_STATED TASK_. Scan the data below for the string "with". Copy every line where it appears.
+ + + +
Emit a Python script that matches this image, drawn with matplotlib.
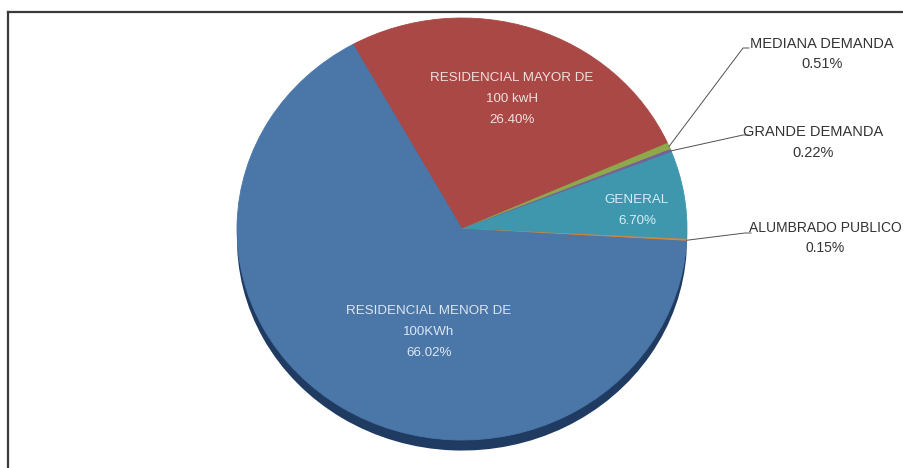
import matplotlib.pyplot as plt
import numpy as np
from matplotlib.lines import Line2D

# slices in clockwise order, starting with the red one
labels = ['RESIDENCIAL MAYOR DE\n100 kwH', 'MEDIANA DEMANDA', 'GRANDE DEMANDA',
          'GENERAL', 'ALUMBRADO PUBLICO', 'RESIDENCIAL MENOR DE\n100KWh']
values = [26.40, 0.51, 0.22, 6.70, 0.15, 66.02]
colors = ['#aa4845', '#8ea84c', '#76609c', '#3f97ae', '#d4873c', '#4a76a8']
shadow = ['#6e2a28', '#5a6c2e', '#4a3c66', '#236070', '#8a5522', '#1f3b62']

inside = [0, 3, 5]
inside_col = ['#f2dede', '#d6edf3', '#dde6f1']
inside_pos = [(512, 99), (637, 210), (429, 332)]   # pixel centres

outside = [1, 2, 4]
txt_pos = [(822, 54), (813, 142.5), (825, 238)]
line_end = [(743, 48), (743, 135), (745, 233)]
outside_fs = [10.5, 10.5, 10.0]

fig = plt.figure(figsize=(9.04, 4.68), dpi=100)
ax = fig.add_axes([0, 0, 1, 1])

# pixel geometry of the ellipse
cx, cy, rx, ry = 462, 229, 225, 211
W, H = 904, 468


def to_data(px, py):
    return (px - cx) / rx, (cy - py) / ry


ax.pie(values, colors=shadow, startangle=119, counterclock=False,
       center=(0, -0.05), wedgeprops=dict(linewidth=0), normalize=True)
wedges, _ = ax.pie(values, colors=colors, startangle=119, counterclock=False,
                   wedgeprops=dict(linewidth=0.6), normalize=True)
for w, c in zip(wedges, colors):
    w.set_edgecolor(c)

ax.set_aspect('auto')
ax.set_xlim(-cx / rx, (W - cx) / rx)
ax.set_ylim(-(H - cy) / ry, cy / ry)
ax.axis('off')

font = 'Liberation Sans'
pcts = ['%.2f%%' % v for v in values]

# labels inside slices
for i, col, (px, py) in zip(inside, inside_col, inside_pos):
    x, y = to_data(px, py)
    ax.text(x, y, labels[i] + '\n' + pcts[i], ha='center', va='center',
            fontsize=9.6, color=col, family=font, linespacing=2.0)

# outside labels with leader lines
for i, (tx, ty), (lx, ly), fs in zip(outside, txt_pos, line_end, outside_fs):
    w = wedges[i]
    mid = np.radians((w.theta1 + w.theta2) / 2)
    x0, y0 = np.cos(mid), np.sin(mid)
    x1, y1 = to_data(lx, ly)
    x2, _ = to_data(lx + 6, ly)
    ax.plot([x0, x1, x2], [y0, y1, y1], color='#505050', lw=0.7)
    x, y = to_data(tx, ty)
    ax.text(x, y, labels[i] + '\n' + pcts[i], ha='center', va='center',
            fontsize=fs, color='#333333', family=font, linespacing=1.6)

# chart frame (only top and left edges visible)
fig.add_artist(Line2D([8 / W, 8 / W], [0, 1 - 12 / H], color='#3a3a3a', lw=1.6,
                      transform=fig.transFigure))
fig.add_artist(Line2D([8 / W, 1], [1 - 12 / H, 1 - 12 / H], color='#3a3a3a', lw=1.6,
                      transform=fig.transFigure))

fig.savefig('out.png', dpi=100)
+ + + +
_TASK RESPONSE_.
Emit a Python script that matches this image, drawn with matplotlib.
# slices in clockwise order, starting with the red one
# outside labels with leader lines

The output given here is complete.